The growing possibility that the reputational damage Trump is doing to the U.S., via ham-handed tactics that treat long-time allies as untrustworthy adversaries (hello, Mexico and the E.U.), and untrustworthy adversaries as long-time allies (hello, North Korea), is also deeply worrisome. As a law professor observer notes in this Washington Post article, “One of Trump’s major failings is that he only has a hammer. He has no capacity of looking at the long term and recognizing that the vast majority of our interactions in life are repeat interactions. I joke with my students that if you treat negotiations as a one-shot deal, it will be. No one will ever want to deal with you again.” What felt like a theoretical threat a year ago — that Trump might permanently affect the U.S.’s ability to maintain long-term trading and political arrangements with allies and partners — is starting to feel a lot more real.

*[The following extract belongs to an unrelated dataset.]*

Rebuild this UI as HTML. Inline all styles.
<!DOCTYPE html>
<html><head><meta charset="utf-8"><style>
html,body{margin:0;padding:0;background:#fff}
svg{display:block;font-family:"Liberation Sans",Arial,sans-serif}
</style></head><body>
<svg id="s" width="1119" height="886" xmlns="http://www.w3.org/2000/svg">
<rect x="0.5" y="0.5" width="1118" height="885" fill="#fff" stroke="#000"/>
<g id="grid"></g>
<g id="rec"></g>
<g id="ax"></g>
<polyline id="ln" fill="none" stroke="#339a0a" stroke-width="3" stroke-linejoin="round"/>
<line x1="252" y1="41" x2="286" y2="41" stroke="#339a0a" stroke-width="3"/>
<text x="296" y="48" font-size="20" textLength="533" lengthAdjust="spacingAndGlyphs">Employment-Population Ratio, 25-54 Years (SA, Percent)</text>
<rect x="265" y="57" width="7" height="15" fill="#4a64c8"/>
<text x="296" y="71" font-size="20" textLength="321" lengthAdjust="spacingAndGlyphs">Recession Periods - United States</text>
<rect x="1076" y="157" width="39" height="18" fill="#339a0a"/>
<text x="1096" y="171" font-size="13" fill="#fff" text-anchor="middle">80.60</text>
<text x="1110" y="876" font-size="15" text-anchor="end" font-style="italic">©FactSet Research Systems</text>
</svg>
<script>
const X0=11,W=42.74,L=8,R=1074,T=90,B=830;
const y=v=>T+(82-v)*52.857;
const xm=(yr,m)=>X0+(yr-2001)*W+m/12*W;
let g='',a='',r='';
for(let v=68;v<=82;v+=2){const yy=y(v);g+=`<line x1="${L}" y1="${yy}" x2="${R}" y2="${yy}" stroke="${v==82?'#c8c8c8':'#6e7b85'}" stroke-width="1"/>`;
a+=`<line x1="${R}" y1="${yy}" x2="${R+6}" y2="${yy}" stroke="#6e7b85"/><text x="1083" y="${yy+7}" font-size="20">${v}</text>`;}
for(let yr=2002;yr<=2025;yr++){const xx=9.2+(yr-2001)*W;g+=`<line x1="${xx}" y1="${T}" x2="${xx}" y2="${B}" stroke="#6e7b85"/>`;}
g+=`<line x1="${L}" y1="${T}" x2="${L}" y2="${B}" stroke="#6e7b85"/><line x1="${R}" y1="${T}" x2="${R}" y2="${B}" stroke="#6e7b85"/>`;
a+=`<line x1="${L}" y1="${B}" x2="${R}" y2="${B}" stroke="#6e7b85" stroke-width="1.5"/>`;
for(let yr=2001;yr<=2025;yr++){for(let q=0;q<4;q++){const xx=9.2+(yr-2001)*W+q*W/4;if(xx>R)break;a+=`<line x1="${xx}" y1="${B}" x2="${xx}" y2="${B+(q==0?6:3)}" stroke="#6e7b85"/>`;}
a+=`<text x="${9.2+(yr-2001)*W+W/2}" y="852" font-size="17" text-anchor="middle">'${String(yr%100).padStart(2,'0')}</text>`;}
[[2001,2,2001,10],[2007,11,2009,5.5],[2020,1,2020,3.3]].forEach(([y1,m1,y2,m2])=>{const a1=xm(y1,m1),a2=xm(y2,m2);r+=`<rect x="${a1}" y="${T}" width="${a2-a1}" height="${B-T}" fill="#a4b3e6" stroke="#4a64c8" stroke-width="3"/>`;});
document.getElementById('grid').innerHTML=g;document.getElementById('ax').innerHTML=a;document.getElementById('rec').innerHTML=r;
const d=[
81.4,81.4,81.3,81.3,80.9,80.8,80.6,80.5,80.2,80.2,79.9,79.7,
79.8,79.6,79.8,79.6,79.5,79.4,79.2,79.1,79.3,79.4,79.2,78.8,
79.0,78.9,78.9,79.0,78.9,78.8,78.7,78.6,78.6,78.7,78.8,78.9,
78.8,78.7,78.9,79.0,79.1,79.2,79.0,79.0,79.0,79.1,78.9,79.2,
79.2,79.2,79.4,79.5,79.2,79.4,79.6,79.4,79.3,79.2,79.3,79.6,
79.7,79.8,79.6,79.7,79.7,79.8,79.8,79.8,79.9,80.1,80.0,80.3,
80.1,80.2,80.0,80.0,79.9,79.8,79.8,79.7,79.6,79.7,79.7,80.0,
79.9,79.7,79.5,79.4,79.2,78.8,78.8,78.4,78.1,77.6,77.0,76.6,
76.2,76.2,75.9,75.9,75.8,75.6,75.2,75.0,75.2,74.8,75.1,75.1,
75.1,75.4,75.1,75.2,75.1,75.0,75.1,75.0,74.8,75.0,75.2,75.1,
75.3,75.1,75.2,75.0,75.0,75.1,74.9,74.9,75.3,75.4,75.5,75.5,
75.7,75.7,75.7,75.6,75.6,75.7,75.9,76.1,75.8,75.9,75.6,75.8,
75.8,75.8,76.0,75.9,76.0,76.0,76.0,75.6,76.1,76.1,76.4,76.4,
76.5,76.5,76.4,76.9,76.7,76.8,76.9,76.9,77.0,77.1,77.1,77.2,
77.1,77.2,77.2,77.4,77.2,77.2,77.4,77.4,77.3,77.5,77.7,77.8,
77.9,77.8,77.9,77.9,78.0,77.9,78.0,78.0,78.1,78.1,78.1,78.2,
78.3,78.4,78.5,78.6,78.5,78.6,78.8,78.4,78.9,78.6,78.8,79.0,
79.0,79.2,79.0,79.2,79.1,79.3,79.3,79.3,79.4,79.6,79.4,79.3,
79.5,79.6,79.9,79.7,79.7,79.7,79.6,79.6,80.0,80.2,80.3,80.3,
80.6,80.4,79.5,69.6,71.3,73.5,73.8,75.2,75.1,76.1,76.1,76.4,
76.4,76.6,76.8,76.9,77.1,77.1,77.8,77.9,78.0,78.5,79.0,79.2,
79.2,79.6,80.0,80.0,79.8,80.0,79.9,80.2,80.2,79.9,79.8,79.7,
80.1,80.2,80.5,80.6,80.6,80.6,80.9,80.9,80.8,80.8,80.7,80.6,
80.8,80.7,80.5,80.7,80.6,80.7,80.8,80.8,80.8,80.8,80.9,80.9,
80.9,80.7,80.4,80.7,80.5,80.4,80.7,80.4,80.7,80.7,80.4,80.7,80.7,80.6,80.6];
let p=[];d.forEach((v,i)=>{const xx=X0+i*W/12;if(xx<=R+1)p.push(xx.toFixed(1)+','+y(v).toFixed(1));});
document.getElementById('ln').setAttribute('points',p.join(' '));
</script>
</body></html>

It’s particularly horrifying to contemplate that Trump’s willingness to not only maintain but escalate such a self-defeating approach is rooted, above all else, in his determination that this is how he will secure himself victory in 2020. It is clear he believes that a display of toughness, that he is fighting for his supporters, is key to winning the next presidential election. Long-term damage to the U.S. economy or interests does not matter; Trump is all. It is tempting to hope that this self-obsession may yet backfire, that, as I noted earlier, he’s overplaying his hand and underestimating the resolve of U.S. trading partners. As veteran U.S. diplomat Christopher R. Hill remarks in the Post article, “I know that Trump considers the 2020 campaign as a triumphant march to the inevitable [reelection], but that’s not the way the rest of the world is looking at it. You’re already seeing the Chinese holding back and saying, ‘We’ll see what will happen over the next 18 months to see if he’s still around and then maybe we’ll do something.’ To some extent, Trump does not have the self-awareness to understand that people are looking at the window closing on him.” Put another way: what interest do other world leaders really have in accommodating Trump when defying him may help doom his re-election chances in 2020?